Sienna wanted to go up to her room to change, and I decided it might be a good idea to do the same. After freshening up, I left my room and hopped on the elevator to go back downstairs. A few floors down, the elevator stopped and Sienna entered. She looked fantastic in those tight stretchy jeans showing off her long legs and perfect ass. The high heels took it to a whole new level of hotness! Yes, I was drooling. I also recall thinking how interesting our timing was. Just a minute earlier or later and we would have come down separately. Coming down together propelled us to look for the other folks together. We soon found ourselves away from the lobby and alone together.
We talked about our passion for exercise and the almost spiritual feeling we experience during extended endurance-type workouts.
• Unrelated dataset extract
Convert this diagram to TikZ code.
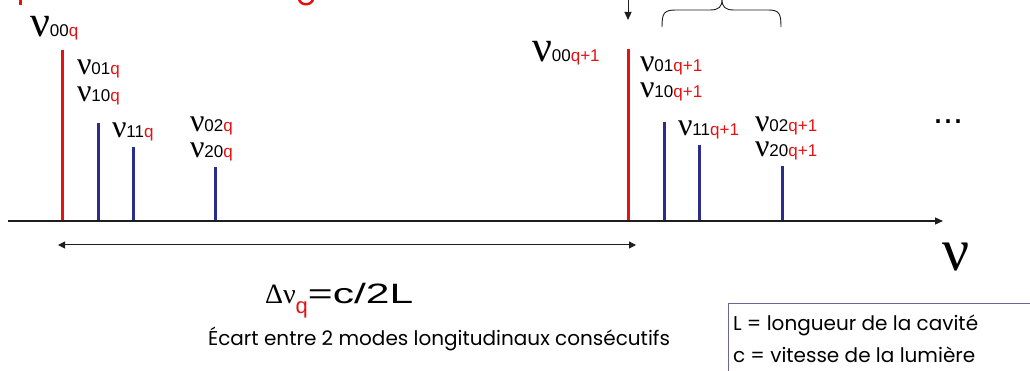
\documentclass[tikz,border=0pt]{standalone}
\usepackage{fontspec}
\setmainfont{Liberation Sans}
\newfontfamily\nufont{Liberation Serif}
\newfontfamily\gothic{Poppins}
\usetikzlibrary{arrows.meta}
\definecolor{lred}{RGB}{230,18,18}
\definecolor{lblue}{RGB}{44,44,140}
\definecolor{boxc}{RGB}{110,100,150}
\definecolor{axc}{RGB}{30,30,30}
\newcommand\modelbl[3][32]{{\fontsize{#1}{#1}\nufont ν}{\fontsize{17}{17}\selectfont #2\textcolor{lred}{#3}}}
\begin{document}
\begin{tikzpicture}[x=1pt,y=-1pt,
  lbl/.style={anchor=base west,inner sep=0pt,outer sep=0pt},
  redline/.style={draw=lred,line width=3pt},
  blueline/.style={draw=lblue,line width=3pt},
  axisline/.style={draw=axc,line width=1.2pt},
  tip/.style={-{Triangle[length=8pt,width=7pt]}}]
\useasboundingbox (0,0) rectangle (1030,371);
\clip (0,0) rectangle (1030,371);
% cut-off red title fragments
\draw[lred,line width=3pt] (20,-1) -- (20,5);
\draw[lred,line width=2.5pt] (299,-1) .. controls (300,6) and (312,6) .. (313,-1);
% axis
\coordinate (axs) at (8,221);
\coordinate (axe) at (943,221);
% spectral lines, group q
\coordinate (b1) at (62,221);  \coordinate (t1) at (62,50);
\coordinate (b2) at (98,221);  \coordinate (t2) at (98,123);
\coordinate (b3) at (133,221); \coordinate (t3) at (133,147);
\coordinate (b4) at (215,221); \coordinate (t4) at (215,167);
% group q+1
\coordinate (b5) at (628,221); \coordinate (t5) at (628,49);
\coordinate (b6) at (664,221); \coordinate (t6) at (664,122);
\coordinate (b7) at (699,221); \coordinate (t7) at (699,145);
\coordinate (b8) at (782,221); \coordinate (t8) at (782,166);
\draw[redline] (b1) -- (t1);
\draw[blueline] (b2) -- (t2);
\draw[blueline] (b3) -- (t3);
\draw[blueline] (b4) -- (t4);
\draw[redline] (b5) -- (t5);
\draw[blueline] (b6) -- (t6);
\draw[blueline] (b7) -- (t7);
\draw[blueline] (b8) -- (t8);
\draw[axisline,tip] (axs) -- (axe);
% labels q
\node[lbl] (n00q) at (30,37) {\modelbl[44]{00}{q}};
\node[lbl] (n01q) at (77,75) {\modelbl{01}{q}};
\node[lbl] (n10q) at (77,102) {\modelbl{10}{q}};
\node[lbl] (n11q) at (112,138) {\modelbl{11}{q}};
\node[lbl] (n02q) at (190,132) {\modelbl{02}{q}};
\node[lbl] (n20q) at (190,158) {\modelbl{20}{q}};
% labels q+1
\node[lbl] (n00p) at (532,62) {\modelbl[44]{00}{q+1}};
\node[lbl] (n01p) at (640,72) {\modelbl{01}{q+1}};
\node[lbl] (n10p) at (640,98) {\modelbl{10}{q+1}};
\node[lbl] (n11p) at (678,136) {\modelbl{11}{q+1}};
\node[lbl] (n02p) at (755,132) {\modelbl{02}{q+1}};
\node[lbl] (n20p) at (755,157) {\modelbl{20}{q+1}};
\node[lbl] (dots) at (933,124) {\fontsize{36}{36}\selectfont ...};
% down arrow and brace
\coordinate (da1) at (628,-2);
\coordinate (da2) at (628,20);
\draw[axisline,line width=1pt,tip] (da1) -- (da2);
\draw[axc,line width=0.9pt] (662,27) .. controls (662,13) and (664,10) .. (676,10)
  -- (710,10) .. controls (719,10) and (722,7) .. (722,-1)
  .. controls (722,7) and (725,10) .. (734,10) -- (768,10)
  .. controls (779,10) and (781,13) .. (781,27);
% frequency axis label
\node[lbl] (nuax) at (942,270) {\fontsize{60}{60}\nufont ν};
% double arrow
\coordinate (dl) at (58,245);
\coordinate (dr) at (636,245);
\draw[axisline,line width=1pt,{Triangle[length=7pt,width=7pt]}-{Triangle[length=7pt,width=7pt]}] (dl) -- (dr);
% formula
\node[lbl] (form) at (265,303) {{\fontsize{28}{28}\nufont Δν}\raisebox{-10pt}{\fontsize{22}{22}\selectfont\color{lred}q}\scalebox{1.52}[1]{\fontsize{28}{28}\selectfont =c/2L}};
\node[anchor=base,inner sep=0pt] (ecart) at (439,345) {\fontsize{20}{20}\gothic Écart entre 2 modes longitudinaux consécutifs};
% legend box
\draw[boxc,line width=1pt] (728,303) rectangle (1040,380);
\node[lbl] (leg1) at (733,330) {\fontsize{20}{20}\gothic L = longueur de la cavité};
\node[lbl] (leg2) at (733,362) {\fontsize{20}{20}\gothic c = vitesse de la lumière};
\end{tikzpicture}
\end{document}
The topic made an important shift when we discussed how the passion and spirituality we feel about and experience in our exercise is missing in other areas of our life. The conversation went deeper as we shared what we value in relationships and the inability to find it. After years of just scratching the surface, we were tapping into and connecting on a deeper level. We were acknowledging we valued the similar things in a lover…would we find this in each other? Slowly and gently, I was removing Sienna’s mask.
Our ever deepening conversation was broken by the group forming around us and the hustle for taxis.